We’ve reported on the Duct-Tape Bandit who wrapped his head in duct tape, the idiot who tried to rob a California drive-thru with fresh cookie dough smeared over his face, and another weirdo in England who covered himself from head to foot in a colorful “skin” of baking-flour paste and ketchup. Now, we pause to honor the creative genius of Robert C. Lavery.

It is unknown if Brilliant Bobby used a trowel to plaster his entire noggin with lumpy drywall compound before sticking up the New Cumberland Federal Credit Union in Fairview Township, Penn., but witnesses reported that his own momma would never have recognized him. It worked pretty well, and he scampered away with $7,910 in his lunch bag. It was obvious he had taken pains to look about as nondescript as possible with his choice of clothing, and he should have gone to the same lengths with his getaway car.

Apparently there aren’t that many distinctive Rusty Wallace NASCAR license plates tooling around Fairview Township. Several witnesses noticed it, and then put two and two together with the news of the bank robbery. Bobby and his driver, Robert Miller, were still cleaning up drywall mush when the cops arrived.

Lost Dope

Federal agents reportedly “felt sure there was something fishy” about Leroy Carr, but they couldn’t pin anything on him. On four occasions over a period of months, he was stopped while either coming back from Canada or lurking near the border with thousands of dollars in cash, night-vision goggles and a GPS device programmed with coordinates along a known drug-smuggling trail. Something fishy?

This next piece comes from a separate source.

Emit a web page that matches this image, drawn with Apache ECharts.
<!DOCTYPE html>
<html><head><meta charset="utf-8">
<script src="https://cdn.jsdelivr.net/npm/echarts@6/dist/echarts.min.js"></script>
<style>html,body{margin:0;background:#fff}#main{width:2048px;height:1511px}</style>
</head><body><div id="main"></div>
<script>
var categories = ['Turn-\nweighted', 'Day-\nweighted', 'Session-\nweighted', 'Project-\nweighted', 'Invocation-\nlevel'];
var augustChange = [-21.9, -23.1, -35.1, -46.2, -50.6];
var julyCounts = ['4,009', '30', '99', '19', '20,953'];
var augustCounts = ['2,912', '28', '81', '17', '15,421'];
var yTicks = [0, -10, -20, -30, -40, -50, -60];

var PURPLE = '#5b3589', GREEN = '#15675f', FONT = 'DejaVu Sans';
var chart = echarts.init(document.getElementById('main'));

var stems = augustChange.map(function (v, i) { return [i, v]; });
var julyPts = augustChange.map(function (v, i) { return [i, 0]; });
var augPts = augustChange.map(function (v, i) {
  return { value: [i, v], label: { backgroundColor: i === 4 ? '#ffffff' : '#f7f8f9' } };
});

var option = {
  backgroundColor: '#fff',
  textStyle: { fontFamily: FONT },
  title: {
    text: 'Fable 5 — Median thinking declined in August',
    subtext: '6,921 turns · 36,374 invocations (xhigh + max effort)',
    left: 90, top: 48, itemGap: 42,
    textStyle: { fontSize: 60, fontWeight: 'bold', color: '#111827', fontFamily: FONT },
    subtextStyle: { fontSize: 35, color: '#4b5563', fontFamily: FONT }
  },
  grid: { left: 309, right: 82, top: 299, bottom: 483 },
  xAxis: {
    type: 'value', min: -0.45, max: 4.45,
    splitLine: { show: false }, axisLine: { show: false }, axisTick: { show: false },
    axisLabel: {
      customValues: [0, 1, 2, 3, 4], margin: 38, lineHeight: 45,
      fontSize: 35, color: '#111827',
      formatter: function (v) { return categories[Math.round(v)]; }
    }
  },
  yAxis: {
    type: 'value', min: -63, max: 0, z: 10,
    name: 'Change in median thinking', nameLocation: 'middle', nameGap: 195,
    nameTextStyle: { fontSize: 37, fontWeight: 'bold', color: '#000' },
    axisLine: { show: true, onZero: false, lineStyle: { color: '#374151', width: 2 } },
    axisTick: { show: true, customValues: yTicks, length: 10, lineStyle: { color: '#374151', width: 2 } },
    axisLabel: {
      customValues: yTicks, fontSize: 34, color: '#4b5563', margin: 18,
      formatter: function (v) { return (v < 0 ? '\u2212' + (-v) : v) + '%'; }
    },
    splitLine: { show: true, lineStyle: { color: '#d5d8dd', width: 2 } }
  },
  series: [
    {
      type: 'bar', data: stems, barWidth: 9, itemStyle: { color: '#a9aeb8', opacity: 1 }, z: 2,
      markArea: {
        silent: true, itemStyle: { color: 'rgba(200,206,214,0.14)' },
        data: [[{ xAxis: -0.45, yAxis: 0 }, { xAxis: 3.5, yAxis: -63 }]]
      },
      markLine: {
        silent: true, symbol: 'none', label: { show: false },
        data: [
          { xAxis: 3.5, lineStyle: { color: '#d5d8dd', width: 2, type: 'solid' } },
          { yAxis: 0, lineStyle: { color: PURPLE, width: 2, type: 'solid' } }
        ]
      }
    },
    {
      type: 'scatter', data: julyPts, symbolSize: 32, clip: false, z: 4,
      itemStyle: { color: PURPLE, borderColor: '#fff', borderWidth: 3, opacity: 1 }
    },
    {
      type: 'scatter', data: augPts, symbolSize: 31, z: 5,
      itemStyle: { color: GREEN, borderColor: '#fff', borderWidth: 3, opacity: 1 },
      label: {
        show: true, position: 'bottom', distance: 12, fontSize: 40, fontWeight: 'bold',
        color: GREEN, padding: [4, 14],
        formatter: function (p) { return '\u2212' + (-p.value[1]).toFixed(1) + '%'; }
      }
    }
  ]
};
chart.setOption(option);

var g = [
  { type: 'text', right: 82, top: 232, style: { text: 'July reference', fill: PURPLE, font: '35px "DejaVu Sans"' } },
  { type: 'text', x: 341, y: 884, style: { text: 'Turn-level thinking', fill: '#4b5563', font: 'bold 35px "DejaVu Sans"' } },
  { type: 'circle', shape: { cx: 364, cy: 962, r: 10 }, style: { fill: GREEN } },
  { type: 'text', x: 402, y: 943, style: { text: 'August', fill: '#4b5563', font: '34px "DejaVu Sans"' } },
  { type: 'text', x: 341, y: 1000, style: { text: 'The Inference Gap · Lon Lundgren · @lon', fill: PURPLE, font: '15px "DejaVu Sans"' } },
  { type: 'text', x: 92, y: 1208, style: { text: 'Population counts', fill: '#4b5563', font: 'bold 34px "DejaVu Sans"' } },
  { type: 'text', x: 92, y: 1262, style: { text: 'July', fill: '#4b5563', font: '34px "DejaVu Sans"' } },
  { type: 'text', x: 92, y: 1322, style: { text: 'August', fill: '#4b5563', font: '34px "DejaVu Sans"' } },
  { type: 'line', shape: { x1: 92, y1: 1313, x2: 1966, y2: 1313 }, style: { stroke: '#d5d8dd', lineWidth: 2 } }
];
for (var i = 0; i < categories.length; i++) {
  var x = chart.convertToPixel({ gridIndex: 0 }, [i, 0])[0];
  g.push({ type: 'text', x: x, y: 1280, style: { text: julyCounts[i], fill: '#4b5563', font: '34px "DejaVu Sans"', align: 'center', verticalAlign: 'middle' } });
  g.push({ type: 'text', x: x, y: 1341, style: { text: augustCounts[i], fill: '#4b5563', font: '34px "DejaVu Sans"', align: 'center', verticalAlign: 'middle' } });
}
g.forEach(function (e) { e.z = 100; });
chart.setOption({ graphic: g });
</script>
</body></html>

Each time, Carr just smiled and kept his mouth shut, and was released without charges. Then he called the feds to ask if they had found his cocaine stash.

Carr explained that he had hidden two blue backpacks containing 68 pounds of cocaine in the woods near a Boy Scout Camp just south of the border. He returned the following day to pick ’em up, but he couldn’t find them. He was hoping the feds had found his dope, and they would put out some kind of news release saying the cocaine had been seized. That way, Carr said, his “employers” might believe his “lost dope” story. He figured they would otherwise think he had stolen their drugs and they’d sort of stuff him in a shallow hole somewhere.

The problem for the feds was that even with Carr’s weird confession, they couldn’t arrest him without some evidence that the cocaine actually existed. That proof came two weeks later, when a Boy Scout stumbled across Carr’s coke, packaged just as he had described it.

Officers promptly scooped up Stupid, probably saving him from execution at the hands of his employers, and assuring him of “three hots and a cot” for several years.

It Ain’t Over Yet!

Former New York Governor Eliot Spitzer, who seemed to be on a campaign to earn a place in the Guinness Book of World Records for strangest laws and policies, suffered a setback — before his really big setback — in his battle to issue New York driver’s licenses to illegal aliens. Oh, of course he didn’t call ’em that — such a phrase might make illegal aliens feel “illegal” — or even alienate them!

First, Spitzer proposed simply issuing driver’s licenses to “unsolicited guests” without all that messy proof and documentation that citizens have to go through. All they would have to do is say, “I’m an illegal alien.” Of course, they wouldn’t have to say it in English; translators would be provided at taxpayers’ expense.

New York, by the way, does not consider driver’s licenses issued by any other state to be proof of identity. Spitz was shot down on this plan by the federal government, which let him know that if he did as he planned, New York driver’s licenses would not be accepted as identity by federal agencies — or by the airlines. That includes agencies like ATF, like, for the purchase of firearms. Under the original plan, illegal aliens might be accommodated, but New York residents who are U.S. citizens couldn’t fly anywhere or buy guns. Come to think of it, that might have been part of Spitzer’s plan all along.

Next, The Former Gov proposed to issue different kinds of licenses: one variety to “real” citizen-residents, and another kind to “other” residents. “Real” residents would receive — get this — “Real ID.” The others would get what? “Unreal ID,” perhaps? He didn’t clarify.